Dance Film accepted into international Dance Film Festivals and won awards.
Cultures and art forms have a symbiotic relationship and flamenco is a clear reflection of this dynamic. The Romani culture has always been a marginalized community within Spain yet revered for their performance artistry. This contradiction creates a tension between both cultures which is revealed through flamenco. I analyze how such a relationship is formed and focus on the use of a Spanish Mantilla, black lace, to illustrate this paradox. The Romani community's tradition of Luto, a mourning period, is honoured through the wearing of the black mantilla. This object belongs to a sacred rite and ritual but has been normalised and is now a piece of costume that is a common symbol found throughout many tourist shops in Spain and in numerous Flamenco spectacles. Roma are a private and traditional people, especially about sacred objects and yet, the mantilla has become a visual representation that is often identified with Spain and flamenco. This presentation will explore the paradoxical nature of Andalusia and will consider how the Romani community and its various traditions and art form have influenced the region, despite them being a community that is marginalised.

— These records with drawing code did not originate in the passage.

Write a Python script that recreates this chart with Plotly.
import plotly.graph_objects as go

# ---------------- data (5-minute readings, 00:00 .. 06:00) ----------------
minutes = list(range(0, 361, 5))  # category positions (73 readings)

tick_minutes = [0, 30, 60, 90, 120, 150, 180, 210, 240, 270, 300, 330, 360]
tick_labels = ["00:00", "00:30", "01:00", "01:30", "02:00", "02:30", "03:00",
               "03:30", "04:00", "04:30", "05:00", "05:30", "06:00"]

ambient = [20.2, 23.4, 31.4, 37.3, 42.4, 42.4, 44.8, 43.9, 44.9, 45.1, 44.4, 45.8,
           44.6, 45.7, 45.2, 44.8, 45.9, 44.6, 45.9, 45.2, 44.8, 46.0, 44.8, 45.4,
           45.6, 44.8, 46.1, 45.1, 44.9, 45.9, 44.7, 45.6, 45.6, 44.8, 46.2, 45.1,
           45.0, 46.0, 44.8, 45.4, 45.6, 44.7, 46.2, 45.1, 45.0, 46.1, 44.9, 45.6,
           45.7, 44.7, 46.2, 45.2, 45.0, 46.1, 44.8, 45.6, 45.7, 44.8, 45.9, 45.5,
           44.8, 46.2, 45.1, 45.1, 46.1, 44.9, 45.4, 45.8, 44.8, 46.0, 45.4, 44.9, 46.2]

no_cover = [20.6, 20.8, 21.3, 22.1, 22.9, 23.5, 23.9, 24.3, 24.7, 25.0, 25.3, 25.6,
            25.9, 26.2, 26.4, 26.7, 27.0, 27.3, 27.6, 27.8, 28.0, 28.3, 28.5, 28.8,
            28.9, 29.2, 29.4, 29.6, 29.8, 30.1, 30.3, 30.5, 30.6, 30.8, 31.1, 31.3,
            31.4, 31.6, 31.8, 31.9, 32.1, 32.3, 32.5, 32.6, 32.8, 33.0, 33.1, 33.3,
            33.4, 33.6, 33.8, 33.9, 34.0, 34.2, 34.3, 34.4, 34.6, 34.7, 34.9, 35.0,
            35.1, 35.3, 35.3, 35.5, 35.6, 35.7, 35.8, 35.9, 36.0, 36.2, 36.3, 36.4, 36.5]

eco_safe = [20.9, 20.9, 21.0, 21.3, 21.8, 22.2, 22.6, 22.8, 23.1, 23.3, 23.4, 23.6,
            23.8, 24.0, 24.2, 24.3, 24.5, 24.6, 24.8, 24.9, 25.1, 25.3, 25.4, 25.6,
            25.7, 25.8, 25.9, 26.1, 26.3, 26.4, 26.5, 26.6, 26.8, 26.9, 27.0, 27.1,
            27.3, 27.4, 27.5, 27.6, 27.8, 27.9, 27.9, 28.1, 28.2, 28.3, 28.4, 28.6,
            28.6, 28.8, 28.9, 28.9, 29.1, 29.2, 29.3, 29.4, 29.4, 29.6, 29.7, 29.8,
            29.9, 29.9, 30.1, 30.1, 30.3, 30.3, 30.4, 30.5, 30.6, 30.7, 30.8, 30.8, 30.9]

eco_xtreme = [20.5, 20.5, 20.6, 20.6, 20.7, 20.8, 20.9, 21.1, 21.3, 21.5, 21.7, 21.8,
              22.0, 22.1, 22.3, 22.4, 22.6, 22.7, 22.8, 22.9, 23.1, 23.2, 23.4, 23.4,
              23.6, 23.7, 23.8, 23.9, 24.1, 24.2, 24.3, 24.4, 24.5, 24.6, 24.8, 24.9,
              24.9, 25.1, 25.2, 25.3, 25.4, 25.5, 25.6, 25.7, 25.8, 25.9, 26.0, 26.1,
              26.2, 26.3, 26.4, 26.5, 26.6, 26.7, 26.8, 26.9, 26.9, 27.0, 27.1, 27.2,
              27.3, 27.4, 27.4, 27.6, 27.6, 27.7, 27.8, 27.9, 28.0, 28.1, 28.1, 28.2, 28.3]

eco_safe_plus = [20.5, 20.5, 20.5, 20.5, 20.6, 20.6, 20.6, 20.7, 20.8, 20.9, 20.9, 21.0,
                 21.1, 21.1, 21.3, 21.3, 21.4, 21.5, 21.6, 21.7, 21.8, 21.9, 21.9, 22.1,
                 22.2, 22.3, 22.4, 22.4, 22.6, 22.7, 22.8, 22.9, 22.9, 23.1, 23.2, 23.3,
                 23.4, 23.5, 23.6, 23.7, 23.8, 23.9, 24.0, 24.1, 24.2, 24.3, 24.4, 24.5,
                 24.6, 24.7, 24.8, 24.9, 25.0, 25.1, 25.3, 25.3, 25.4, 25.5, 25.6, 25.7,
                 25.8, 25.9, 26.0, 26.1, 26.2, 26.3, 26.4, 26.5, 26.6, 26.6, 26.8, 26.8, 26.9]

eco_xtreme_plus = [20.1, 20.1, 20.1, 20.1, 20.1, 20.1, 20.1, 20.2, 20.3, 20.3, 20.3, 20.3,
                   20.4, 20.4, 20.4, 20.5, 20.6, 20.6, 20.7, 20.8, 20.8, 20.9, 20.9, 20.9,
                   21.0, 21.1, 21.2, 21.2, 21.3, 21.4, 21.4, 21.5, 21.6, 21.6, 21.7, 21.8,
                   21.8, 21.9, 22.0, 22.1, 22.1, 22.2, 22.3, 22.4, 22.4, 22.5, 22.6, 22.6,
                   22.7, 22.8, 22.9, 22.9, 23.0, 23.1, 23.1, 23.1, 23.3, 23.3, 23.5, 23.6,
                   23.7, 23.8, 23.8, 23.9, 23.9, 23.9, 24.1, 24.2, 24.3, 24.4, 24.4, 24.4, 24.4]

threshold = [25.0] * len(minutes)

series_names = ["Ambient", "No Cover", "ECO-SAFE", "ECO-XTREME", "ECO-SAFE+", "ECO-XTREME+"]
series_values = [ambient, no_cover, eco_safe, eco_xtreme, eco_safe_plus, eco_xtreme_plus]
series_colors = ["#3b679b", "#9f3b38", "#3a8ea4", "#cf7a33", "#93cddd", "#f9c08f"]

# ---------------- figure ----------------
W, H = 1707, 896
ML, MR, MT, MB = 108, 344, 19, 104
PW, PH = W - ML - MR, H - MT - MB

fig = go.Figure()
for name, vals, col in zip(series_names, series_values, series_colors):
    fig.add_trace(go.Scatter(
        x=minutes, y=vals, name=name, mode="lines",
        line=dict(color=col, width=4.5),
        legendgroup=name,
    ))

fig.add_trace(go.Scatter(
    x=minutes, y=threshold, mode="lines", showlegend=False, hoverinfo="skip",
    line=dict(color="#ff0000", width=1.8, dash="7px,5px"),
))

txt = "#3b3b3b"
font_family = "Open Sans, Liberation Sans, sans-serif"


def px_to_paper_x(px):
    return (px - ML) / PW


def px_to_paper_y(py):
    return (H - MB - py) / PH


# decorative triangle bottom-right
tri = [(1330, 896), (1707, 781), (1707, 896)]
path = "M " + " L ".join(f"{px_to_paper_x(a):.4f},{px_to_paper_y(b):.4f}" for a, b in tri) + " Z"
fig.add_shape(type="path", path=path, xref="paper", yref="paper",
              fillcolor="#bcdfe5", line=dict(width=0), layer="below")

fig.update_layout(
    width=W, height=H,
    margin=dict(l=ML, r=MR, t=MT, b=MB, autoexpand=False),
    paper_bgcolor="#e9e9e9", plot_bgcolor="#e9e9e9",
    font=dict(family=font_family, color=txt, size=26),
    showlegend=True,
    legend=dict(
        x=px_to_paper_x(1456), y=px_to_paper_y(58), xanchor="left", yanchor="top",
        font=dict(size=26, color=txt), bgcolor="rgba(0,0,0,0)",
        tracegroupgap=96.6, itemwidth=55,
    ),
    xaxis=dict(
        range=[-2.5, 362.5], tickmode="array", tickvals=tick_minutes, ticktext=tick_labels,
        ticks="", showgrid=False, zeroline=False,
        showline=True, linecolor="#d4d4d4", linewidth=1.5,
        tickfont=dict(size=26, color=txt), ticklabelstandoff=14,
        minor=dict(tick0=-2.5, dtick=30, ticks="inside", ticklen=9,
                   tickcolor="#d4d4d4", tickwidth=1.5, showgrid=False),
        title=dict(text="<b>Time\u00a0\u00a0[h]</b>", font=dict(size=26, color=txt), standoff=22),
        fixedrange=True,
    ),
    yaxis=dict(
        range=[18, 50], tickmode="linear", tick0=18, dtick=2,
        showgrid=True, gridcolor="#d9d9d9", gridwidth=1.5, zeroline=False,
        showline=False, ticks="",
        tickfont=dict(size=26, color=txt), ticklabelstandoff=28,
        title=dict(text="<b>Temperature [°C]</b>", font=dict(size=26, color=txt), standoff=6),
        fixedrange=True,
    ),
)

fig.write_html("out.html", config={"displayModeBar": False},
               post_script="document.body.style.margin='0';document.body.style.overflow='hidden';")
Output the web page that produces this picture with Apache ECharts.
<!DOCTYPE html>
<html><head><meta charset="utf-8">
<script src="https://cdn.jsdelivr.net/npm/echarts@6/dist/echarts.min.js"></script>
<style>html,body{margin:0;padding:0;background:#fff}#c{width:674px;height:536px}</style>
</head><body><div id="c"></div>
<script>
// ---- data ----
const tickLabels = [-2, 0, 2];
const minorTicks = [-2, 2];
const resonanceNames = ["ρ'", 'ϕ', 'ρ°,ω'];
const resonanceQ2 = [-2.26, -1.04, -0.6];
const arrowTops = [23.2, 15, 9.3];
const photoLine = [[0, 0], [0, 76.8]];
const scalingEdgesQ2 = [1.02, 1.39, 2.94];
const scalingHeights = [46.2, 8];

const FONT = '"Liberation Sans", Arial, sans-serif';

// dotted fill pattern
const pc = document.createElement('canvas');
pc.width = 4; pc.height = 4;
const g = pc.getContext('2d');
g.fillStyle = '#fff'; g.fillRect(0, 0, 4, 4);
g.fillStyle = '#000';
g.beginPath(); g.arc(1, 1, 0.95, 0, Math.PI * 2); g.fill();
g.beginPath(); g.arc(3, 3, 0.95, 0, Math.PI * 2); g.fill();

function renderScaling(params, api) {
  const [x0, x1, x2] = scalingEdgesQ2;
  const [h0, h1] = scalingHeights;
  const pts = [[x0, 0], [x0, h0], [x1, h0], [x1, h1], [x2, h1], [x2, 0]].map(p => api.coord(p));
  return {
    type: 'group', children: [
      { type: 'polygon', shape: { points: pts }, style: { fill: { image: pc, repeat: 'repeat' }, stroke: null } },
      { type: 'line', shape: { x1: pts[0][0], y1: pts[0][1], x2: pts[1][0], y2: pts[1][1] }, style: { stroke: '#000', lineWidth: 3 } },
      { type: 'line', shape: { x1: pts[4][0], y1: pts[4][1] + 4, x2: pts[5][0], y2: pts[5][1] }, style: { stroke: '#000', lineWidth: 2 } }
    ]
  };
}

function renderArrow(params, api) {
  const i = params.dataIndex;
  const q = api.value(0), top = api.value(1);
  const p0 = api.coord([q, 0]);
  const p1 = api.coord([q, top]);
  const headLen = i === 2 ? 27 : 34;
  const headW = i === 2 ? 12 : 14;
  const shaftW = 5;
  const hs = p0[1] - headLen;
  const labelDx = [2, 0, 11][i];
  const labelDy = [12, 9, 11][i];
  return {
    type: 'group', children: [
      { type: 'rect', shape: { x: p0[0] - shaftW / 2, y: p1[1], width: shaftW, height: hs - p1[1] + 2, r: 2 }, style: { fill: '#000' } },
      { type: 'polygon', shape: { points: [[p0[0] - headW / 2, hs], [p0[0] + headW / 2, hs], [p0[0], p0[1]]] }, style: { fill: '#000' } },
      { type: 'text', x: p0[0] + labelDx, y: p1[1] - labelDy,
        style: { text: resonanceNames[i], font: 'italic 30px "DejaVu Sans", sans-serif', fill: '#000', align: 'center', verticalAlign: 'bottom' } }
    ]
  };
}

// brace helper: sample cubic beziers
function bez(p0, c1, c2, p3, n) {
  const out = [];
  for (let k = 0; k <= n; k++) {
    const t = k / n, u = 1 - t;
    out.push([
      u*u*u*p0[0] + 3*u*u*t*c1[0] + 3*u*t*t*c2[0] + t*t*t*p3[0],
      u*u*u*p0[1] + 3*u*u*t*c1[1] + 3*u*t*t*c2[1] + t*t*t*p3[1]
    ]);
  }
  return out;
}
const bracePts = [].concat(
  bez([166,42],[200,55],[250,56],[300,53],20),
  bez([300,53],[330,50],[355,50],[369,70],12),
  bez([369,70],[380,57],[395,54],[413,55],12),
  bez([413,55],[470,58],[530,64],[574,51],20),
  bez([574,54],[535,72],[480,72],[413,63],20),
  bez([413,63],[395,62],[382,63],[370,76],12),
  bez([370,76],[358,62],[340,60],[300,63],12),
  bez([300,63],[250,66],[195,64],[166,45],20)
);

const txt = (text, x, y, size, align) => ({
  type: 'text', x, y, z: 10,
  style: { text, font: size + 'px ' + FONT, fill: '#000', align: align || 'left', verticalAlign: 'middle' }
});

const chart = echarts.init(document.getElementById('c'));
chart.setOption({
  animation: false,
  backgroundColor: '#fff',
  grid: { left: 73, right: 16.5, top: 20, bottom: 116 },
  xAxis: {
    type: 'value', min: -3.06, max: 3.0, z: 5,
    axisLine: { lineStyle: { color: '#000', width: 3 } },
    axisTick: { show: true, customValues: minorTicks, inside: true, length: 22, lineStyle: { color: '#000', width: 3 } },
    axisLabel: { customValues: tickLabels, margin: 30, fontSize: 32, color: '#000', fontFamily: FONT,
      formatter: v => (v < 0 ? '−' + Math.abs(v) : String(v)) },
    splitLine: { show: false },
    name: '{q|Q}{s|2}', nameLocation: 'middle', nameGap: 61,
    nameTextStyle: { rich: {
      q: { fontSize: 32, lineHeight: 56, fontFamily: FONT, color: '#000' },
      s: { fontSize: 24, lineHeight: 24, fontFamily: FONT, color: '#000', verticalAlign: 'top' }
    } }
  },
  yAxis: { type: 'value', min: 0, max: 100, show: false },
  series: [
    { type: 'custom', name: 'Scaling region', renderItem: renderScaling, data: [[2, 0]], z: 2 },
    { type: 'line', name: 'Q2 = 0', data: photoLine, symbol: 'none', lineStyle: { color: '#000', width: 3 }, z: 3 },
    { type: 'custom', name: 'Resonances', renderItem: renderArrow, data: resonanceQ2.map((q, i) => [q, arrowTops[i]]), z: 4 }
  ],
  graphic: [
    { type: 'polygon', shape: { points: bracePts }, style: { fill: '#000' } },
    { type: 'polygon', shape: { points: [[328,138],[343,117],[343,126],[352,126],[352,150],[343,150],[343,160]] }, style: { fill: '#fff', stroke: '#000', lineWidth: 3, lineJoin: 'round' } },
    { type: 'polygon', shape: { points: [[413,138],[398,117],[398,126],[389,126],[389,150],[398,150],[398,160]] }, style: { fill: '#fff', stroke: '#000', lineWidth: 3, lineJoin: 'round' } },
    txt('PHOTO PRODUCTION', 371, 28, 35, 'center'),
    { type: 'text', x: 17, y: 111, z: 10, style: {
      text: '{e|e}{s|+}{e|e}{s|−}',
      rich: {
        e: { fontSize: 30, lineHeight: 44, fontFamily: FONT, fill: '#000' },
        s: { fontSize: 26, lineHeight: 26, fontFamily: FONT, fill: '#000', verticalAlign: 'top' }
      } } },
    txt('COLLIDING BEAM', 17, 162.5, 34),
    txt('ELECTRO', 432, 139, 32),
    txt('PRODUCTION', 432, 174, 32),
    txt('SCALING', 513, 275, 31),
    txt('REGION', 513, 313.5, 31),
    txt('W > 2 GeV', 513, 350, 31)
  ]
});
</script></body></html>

The singing of the Saeta, which is a traditional religious song that resembles Flamenco, is a form of prayer or devotion traditionally sung unaccompanied, stemming from the Jewish religious song which is believed to date back to the 16th century. In the dance short “SAETA: The Mourning” (Cisneros, 2015) uses the peineta and mantilla as a focus for the film. Cisneros works closely with the videographer and editors to honour traditional aspects of the peineta, Saeta and mantilla and pushes it into a contemporary context. The dance short takes the traditional religious song, the Saeta, sung during Spain's Holy Week and brings it to a modern setting. The song is heard typically during a procession and is usually associated with death. The Flamenco movement vocabulary explores grief and longing and the film plays with this concept. Black is usually associated with mourning and the Spanish comb, the peineta, is important to the Saeta song and to Holy Week. In the film the peineta is juxtaposed by a modern outfit and is playing with the ideas of new ways of seeing and old ways of being. The film's costuming and dancing pushes boundaries and the camera work frames the movement and adds to the anxiety the choreography is playing with. The film has screened in several film festivals internationally and has won awards.
1.Can a traditional Flamenco song that prohibits someone dancing to it, be performed?
2.How might objects, in this case the Peineta and the mantilla, which are associated with mourning be a source of inspiration for a performance piece?
3.Can colour and timbre of a screen dance film reflect a song that is closely associated with death and mourning?
4.Can a dance film that address a modern audience play with traditional objects of mourning and use Flamenco dancing to punctuate and push boundaries?
5.How can a dancing body on screen raise questions of culture, identity and ownership and explored the appropriation of a dance form?
Underpinned by two papers that were accepted in two symposiums:
1)Body^Space^Object^Memory 2015 (Coventry, UK)
2)Light Moves Symposium 2016 (Limerick, Ireland)
This film was also shown at FAD Festival: Film-Art-Dance 2017, at Cary Theater, North Carolina.